Elle m’a dit aussitôt qu'elle divorçait.

Elle n'aime plus son mari. Pourquoi ? Elle ne savait pas. Ils sont mariés depuis un an et demi et ils se sont bien entendus, sexuellement. La vérité est qu'elle s'est mariée à cause d’Eugène qu’elle avait beaucoup aimé. Elle a beaucoup souffert de leur séparation. Quand elle a vu que Dan l'aimait, elle a pensé qu'elle ne devait pas l'aimer trop et elle s'est mariée. Elle croyait sincèrement qu'elle n’allait plus autant aimer. C’était un bon mari. Elle cherchait à me dire ce qui n'allait pas chez lui mais elle ne trouvait rien.

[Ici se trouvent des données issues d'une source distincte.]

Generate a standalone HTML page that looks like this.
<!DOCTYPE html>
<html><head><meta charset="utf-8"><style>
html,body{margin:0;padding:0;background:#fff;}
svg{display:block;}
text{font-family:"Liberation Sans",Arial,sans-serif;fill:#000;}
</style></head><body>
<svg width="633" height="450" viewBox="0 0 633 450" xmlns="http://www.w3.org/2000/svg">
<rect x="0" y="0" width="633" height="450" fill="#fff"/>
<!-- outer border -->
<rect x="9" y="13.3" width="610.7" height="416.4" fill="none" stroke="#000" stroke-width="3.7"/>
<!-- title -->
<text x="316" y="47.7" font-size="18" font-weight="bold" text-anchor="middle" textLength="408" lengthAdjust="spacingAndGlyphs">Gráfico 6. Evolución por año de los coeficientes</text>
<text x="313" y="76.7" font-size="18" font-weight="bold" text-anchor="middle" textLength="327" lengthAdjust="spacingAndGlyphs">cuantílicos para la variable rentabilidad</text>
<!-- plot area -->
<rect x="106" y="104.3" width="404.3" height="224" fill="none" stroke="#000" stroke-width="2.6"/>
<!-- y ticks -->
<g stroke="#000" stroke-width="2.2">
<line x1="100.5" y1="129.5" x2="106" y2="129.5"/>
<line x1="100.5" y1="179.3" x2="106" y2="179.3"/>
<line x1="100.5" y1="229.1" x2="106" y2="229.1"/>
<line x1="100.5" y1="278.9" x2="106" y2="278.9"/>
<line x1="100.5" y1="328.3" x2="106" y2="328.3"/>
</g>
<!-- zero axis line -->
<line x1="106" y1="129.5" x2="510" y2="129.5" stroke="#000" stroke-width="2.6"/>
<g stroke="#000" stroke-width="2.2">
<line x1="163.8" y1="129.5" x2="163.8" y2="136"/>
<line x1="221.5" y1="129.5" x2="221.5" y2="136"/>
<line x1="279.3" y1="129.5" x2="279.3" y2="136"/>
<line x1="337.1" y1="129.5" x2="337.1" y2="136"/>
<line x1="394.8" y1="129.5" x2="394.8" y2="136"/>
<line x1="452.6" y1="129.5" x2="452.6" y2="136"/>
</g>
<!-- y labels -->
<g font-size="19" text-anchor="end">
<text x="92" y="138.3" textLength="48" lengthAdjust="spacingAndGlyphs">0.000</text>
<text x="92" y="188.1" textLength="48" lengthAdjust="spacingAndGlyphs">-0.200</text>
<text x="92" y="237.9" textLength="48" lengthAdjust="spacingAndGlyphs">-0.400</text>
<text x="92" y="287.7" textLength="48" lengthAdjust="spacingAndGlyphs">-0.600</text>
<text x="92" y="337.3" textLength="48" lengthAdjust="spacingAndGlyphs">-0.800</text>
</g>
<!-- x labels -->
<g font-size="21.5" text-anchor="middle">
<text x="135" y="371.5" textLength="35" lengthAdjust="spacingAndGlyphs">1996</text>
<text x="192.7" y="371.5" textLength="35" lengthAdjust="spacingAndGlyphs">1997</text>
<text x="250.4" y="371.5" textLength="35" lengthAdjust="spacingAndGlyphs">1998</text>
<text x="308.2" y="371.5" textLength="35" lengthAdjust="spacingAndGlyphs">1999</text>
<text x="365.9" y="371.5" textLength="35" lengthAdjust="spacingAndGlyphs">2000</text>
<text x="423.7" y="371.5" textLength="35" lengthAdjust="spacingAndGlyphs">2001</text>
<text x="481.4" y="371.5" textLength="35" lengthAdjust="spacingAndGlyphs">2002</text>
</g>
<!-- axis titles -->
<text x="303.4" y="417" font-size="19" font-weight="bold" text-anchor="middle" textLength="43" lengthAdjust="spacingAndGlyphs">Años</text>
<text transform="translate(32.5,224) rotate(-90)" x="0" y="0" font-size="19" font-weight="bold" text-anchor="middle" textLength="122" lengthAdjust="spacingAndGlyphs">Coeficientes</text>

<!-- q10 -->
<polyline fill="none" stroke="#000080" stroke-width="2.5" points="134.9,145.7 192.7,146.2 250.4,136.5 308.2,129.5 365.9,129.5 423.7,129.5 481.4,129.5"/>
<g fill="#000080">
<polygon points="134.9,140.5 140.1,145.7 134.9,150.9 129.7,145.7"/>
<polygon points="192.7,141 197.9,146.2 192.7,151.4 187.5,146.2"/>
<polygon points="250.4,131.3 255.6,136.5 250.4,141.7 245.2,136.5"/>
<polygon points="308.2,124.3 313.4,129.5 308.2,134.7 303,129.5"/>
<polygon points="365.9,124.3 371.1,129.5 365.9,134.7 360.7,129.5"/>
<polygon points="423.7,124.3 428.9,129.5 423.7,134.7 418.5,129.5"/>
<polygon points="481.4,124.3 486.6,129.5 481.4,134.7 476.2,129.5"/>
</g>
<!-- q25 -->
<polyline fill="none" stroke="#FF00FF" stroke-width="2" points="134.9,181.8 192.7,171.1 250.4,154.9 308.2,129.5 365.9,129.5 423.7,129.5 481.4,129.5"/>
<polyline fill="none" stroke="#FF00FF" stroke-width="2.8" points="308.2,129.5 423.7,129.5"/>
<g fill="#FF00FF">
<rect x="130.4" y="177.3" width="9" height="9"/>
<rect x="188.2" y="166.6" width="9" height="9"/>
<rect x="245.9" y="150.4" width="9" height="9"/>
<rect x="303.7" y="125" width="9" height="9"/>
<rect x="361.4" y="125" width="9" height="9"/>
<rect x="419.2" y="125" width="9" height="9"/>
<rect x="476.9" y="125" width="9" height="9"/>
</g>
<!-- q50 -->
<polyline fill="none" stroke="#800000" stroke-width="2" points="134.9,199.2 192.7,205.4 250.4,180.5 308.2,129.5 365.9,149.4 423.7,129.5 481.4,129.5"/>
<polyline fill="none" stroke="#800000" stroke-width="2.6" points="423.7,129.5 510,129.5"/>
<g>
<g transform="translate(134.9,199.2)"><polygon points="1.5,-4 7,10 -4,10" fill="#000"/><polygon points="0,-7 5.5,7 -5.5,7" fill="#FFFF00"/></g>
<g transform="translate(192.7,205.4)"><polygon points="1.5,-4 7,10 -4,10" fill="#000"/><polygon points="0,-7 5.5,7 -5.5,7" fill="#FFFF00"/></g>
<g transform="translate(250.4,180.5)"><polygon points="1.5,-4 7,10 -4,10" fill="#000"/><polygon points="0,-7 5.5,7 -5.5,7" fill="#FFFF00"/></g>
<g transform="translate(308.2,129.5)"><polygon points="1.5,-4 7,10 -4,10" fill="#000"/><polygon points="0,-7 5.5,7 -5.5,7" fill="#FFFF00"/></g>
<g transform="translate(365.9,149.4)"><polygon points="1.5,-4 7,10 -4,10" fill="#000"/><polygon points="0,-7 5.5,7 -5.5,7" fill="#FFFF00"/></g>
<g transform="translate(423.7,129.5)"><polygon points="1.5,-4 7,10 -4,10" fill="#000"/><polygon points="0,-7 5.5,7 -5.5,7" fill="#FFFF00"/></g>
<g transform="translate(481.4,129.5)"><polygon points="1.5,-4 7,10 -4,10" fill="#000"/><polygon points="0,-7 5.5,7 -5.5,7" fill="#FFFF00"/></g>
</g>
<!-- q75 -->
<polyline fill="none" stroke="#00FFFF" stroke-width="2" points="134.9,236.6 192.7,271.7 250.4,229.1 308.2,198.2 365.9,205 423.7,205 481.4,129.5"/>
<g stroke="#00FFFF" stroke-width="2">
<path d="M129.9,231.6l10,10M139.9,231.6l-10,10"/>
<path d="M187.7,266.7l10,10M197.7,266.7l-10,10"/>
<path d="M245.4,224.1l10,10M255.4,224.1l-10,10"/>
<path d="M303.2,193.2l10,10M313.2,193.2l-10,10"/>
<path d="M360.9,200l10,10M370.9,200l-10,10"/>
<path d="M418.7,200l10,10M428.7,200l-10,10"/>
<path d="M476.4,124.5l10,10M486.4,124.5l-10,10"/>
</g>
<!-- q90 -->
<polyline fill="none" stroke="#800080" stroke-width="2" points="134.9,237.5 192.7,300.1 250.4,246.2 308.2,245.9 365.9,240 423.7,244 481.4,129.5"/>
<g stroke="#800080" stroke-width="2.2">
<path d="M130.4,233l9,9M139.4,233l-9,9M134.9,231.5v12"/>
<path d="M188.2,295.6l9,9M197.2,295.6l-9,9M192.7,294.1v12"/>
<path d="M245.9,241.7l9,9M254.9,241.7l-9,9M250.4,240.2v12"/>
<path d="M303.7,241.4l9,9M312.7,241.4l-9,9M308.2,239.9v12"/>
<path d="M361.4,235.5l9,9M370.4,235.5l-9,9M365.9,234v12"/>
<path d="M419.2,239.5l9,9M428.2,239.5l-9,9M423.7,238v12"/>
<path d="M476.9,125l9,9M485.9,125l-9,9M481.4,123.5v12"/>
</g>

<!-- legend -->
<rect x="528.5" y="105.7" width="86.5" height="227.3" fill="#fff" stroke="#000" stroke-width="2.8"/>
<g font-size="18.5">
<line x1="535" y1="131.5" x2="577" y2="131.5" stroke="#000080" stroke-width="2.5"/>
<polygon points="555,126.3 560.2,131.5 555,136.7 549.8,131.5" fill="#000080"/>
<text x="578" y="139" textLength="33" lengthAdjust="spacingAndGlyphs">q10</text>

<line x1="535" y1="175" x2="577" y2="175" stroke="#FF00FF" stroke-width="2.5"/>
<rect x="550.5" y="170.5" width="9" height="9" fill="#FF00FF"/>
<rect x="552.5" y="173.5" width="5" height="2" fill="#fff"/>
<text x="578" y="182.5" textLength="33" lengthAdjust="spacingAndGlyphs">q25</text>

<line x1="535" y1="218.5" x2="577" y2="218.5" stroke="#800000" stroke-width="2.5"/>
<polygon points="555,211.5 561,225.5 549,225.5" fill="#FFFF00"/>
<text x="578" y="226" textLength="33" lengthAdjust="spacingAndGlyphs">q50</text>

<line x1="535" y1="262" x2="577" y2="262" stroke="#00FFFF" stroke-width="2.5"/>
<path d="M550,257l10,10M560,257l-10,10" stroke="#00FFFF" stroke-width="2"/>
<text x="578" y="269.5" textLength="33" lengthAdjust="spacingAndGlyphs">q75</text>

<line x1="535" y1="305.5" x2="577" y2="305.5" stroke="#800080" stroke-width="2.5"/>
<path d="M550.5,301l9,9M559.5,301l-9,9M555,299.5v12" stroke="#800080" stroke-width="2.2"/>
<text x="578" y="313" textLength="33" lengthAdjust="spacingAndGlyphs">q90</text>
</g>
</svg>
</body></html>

Finalement elle m'a dit : “il y en a un troisième”.

Elle en est amoureuse et l'autre l'aime aussi. Et bien sûr, il est plus "homme", plus sûr de lui, plus mûr... mais aussi plus égoïste. Cela n'est pas important, elle aime celui-là, elle veut celui-là. Alors j'ai compris. Qui ? Elle ne voulait pas le dire. Il a 28 ans. Enfin, j'ai commencé à comprendre. Finalement, elle ne l'a plus caché, mais je ne lui ai pas dit que j’avais compris, du but en blanc. Juste avec de légères allusions.

C'est l'ex-mari de Juliette. Je ne connais pas George, mais à un moment donné, j'ai pensé moi aussi, à aller le rencontrer. On m'avait dit que c'était un garçon bien, on m’avait suggéré qu’il ne serait pas mal pour moi. Nous sommes ainsi. Nous nous ressemblons et nous avons des avis semblables sur des garçons d'un certain type.

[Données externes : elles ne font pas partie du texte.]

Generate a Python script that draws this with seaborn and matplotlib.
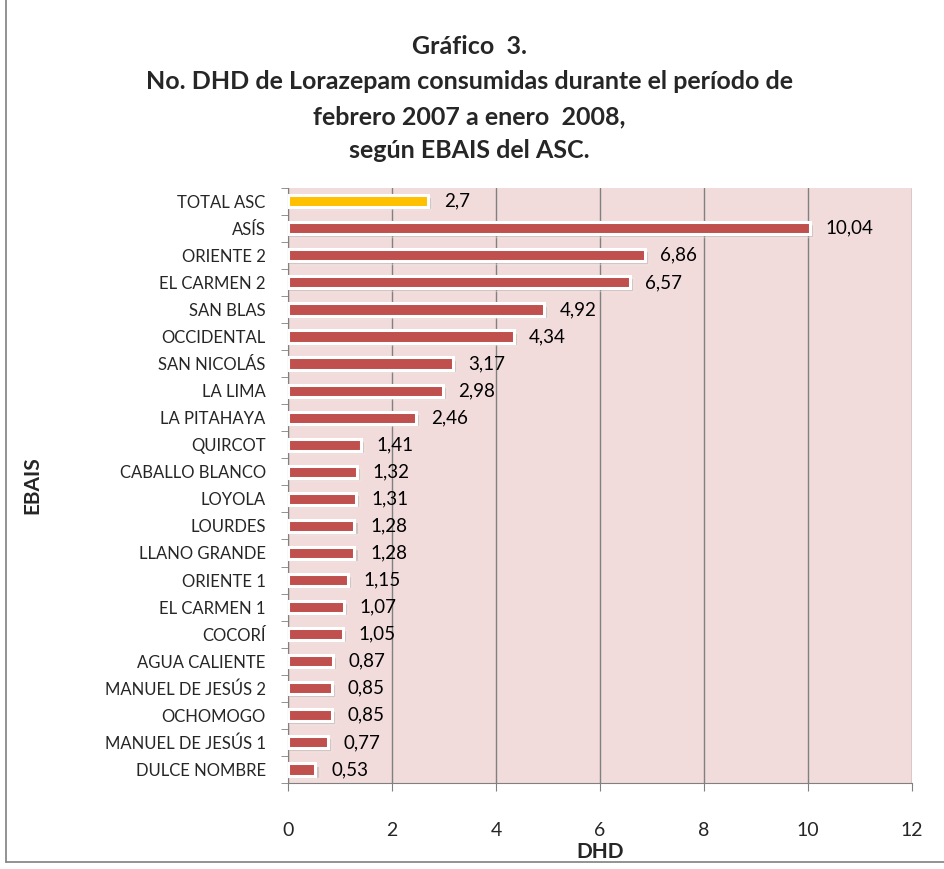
import numpy as np
import pandas as pd
import matplotlib
matplotlib.use("Agg")
import matplotlib.pyplot as plt
import seaborn as sns

# === Data ===
ebais = ["TOTAL ASC", "ASÍS", "ORIENTE 2", "EL CARMEN 2", "SAN BLAS", "OCCIDENTAL",
         "SAN NICOLÁS", "LA LIMA", "LA PITAHAYA", "QUIRCOT", "CABALLO BLANCO", "LOYOLA",
         "LOURDES", "LLANO GRANDE", "ORIENTE 1", "EL CARMEN 1", "COCORÍ", "AGUA CALIENTE",
         "MANUEL DE JESÚS 2", "OCHOMOGO", "MANUEL DE JESÚS 1", "DULCE NOMBRE"]
dhd = [2.7, 10.04, 6.86, 6.57, 4.92, 4.34, 3.17, 2.98, 2.46, 1.41, 1.32, 1.31,
       1.28, 1.28, 1.15, 1.07, 1.05, 0.87, 0.85, 0.85, 0.77, 0.53]
value_labels = ["2,7", "10,04", "6,86", "6,57", "4,92", "4,34", "3,17", "2,98", "2,46",
                "1,41", "1,32", "1,31", "1,28", "1,28", "1,15", "1,07", "1,05", "0,87",
                "0,85", "0,85", "0,77", "0,53"]
x_ticks = [0, 2, 4, 6, 8, 10, 12]

df = pd.DataFrame({"EBAIS": ebais, "DHD": dhd})
palette = ["#FFC000"] + ["#C0504D"] * (len(ebais) - 1)

sns.set_style("white")
plt.rcParams["font.family"] = ["Lato", "DejaVu Sans"]

fig = plt.figure(figsize=(9.44, 8.69), dpi=100)
ax = fig.add_axes([0.305, 0.099, 0.661, 0.685])
ax.set_facecolor("#F2DCDB")

# faint shadow under bars
ax.barh(np.arange(len(dhd)) + 0.08, np.array(dhd) + 0.06, height=0.45,
        color="#9a8a8a", alpha=0.35, zorder=2)
sns.barplot(data=df, x="DHD", y="EBAIS", hue="EBAIS", palette=palette, legend=False,
            saturation=1, width=0.45, edgecolor="white", linewidth=2.2, ax=ax, zorder=3)

for i, (v, lab) in enumerate(zip(dhd, value_labels)):
    ax.text(v + 0.3, i, lab, va="center", ha="left", fontsize=13.5, color="black")

ax.set_xlim(0, 12)
ax.set_ylim(len(ebais) - 0.5, -0.5)
ax.set_xticks(x_ticks)
ax.set_xticklabels([str(t) for t in x_ticks], fontsize=14)
ax.tick_params(axis="x", length=6, color="#808080", pad=22, direction="out", bottom=True)
ax.tick_params(axis="y", length=0, labelsize=12, pad=16)
ax.set_yticks(np.arange(-0.5, len(ebais), 1), minor=True)
ax.tick_params(axis="y", which="minor", length=5, color="#808080", left=True)
ax.grid(axis="x", color="#808080", linewidth=1, zorder=0)
ax.set_axisbelow(True)
for s in ["top", "right"]:
    ax.spines[s].set_visible(False)
for s in ["left", "bottom"]:
    ax.spines[s].set_color("#808080")

ax.set_xlabel("DHD", fontsize=15, fontweight="bold", labelpad=2)
ax.set_ylabel("EBAIS", fontsize=15, fontweight="bold", labelpad=45)

title_lines = ["Gráfico  3.",
               "No. DHD de Lorazepam consumidas durante el período de",
               "febrero 2007 a enero  2008,",
               "según EBAIS del ASC."]
title_y = [0.947, 0.906, 0.866, 0.827]
for t, y in zip(title_lines, title_y):
    fig.text(0.497, y, t, ha="center", va="center", fontsize=18, fontweight="bold")

# outer frame lines (left and bottom)
fig.add_artist(plt.Line2D([0.006, 0.006], [0.008, 1.0], color="#808080", linewidth=1.2))
fig.add_artist(plt.Line2D([0.006, 1.0], [0.008, 0.008], color="#808080", linewidth=1.2))

fig.savefig("out.png", dpi=100)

Pendant que le mari de Marie était à l'armée pour un stage de six mois, elle est allée deux fois faire des randonnées avec l'Autre, il travaille près des montagnes. Et l’Autre est venu la voir presque chaque dimanche. Qu'ils se soient embrassés, c'est sûr. Elle n'a pas reconnu qu'ils aient aussi couché ensemble, mais je sens que cela s’est passé ainsi. J’en sais rien. Mais ils se sont sentis très fortement unis dès la première excursion.

Entre temps, il y a deux mois, son mari est revenu à la maison. Elle lui a dit quelque chose mais, "pour qu'il ne reparte pas trop bouleversé", elle ne lui a pas tout dit, et surtout, elle n’a pas dit qu'elle voulait divorcer. Elle s'est couchée avec son mari, puis elle a eu honte d'elle même.

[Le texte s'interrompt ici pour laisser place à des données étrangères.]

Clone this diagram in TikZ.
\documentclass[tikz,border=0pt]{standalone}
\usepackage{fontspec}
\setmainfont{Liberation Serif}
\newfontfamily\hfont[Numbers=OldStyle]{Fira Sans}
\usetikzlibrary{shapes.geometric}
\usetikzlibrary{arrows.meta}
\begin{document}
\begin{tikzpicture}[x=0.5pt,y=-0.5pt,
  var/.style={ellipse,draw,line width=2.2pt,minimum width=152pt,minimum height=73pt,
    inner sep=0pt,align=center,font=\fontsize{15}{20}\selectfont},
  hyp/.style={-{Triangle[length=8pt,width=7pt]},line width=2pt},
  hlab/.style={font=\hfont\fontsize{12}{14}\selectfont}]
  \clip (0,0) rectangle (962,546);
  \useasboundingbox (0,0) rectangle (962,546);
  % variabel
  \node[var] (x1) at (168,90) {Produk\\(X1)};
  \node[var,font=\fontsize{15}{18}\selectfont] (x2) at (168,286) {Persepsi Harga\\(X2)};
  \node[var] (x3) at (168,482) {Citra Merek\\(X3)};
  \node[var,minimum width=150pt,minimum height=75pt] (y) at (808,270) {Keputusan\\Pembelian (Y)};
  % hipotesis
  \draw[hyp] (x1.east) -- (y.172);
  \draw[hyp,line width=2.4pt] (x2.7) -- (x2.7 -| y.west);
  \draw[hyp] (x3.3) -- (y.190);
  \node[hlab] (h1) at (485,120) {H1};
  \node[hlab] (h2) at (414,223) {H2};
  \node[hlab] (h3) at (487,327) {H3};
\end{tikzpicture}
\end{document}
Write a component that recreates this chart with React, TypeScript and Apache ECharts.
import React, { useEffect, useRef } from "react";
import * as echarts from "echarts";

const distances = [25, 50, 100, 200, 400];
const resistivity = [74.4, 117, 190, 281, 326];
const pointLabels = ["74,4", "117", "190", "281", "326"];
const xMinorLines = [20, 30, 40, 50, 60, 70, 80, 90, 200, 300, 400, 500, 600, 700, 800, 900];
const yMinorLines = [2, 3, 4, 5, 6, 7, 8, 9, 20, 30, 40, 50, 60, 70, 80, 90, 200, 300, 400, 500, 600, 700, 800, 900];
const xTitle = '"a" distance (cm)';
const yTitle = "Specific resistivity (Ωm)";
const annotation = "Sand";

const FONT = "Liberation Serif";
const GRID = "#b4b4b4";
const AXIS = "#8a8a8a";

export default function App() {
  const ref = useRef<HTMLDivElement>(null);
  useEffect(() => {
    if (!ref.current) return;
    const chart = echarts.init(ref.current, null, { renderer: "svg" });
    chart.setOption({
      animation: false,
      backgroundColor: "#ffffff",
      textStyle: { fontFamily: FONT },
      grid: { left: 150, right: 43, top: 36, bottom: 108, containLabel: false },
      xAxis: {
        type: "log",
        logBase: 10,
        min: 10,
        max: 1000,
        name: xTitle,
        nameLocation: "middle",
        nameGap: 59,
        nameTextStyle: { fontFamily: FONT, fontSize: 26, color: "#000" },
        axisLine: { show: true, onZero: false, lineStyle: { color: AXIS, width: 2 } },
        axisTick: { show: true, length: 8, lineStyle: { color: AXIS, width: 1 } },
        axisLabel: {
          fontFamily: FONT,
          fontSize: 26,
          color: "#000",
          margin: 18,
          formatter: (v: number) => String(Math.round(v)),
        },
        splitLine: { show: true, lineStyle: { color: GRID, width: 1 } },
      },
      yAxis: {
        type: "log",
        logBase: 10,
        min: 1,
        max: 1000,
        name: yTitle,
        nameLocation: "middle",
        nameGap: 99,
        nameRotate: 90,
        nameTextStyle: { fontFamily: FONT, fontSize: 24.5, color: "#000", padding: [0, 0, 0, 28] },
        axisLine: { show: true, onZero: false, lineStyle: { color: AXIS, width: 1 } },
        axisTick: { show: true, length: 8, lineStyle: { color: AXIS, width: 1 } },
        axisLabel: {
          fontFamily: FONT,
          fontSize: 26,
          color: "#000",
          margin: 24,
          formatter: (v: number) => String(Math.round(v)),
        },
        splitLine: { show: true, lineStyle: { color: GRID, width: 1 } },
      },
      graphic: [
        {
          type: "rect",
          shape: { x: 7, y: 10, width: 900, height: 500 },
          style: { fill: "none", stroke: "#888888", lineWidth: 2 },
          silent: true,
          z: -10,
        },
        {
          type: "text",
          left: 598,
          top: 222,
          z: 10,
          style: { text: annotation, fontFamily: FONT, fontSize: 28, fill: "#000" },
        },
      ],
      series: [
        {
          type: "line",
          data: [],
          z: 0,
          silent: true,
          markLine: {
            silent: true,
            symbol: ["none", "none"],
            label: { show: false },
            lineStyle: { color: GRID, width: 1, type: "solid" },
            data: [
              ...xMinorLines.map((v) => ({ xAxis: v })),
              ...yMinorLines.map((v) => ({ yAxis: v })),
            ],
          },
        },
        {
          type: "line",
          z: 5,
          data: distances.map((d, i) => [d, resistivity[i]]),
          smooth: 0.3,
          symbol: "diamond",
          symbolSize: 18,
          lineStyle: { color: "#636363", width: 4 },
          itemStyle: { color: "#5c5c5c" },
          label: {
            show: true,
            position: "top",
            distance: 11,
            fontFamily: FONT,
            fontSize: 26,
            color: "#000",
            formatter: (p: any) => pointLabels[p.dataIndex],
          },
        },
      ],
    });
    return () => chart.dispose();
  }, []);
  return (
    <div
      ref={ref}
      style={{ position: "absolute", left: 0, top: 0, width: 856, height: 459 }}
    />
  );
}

Elle reçoit des lettres des deux côtés, de son mari et de l’Autre, encore une vient d'arriver. Quelles merveilleuses lettres ! Marie est devenue toute belle et toute heureuse en me relisant les lettres de George. Elle affirme qu'elle ne regrette pas de s’être mariée, mais elle est heureuse d’avoir écouté ses parents il y a un an et de n’avoir pas aujourd’hui un enfant de lui.

Elle veut divorcer. Dans une semaine, son mari revient et elle va devoir le lui annoncer. Mais demain c’est George qui arrive et ils vont passer ensemble les fêtes. Elle plaint son mari qui l'aime. Elle a peur surtout qu'il ne veuille pas divorcer.

Elle sait qu’elle est devant une période difficile.

C'est étrange, mais je l'ai bien comprise et j'étais d'accord avec elle. Je l’enviais même. J'aurais voulu être à sa place. Pourtant, jugé de l'extérieur, c'est moche : le mari est soldat, elle se sépare de lui difficilement pour quelques jours (c’était ainsi), et une semaine après elle tombe amoureuse d'un autre, elle passe toute son temps ivre de l’Autre. Et davantage. En plus, elle vit avec son mari pendant sa journée libre, ensuite elle écrit aux deux...

Mais la vérité est autre d'après moi : elle vient de trouver le vrai. Celui qui lui est destiné pour toute sa vie. Le partenaire de sa vie. Le VRAI. Alors, rien ne compte plus. Elle doit tout faire pour rester avec Lui.

Pour le moment elle divorce. Puis, elle verra. Mais elle ne peut pas réfléchir longtemps, parce que le garçon n'habite pas à Bucarest et ils ne pourront se rencontrer que rarement - s'ils ne se marient pas vite. Sinon, ils vivront chacun avec d'autres. ça serait la fin. Parce que Marie y met du cœur, comme je le ferais aussi. Le plus sérieux est encore d’agir comme elle est décidée et divorcer ; ensuite se marier avec l'Autre.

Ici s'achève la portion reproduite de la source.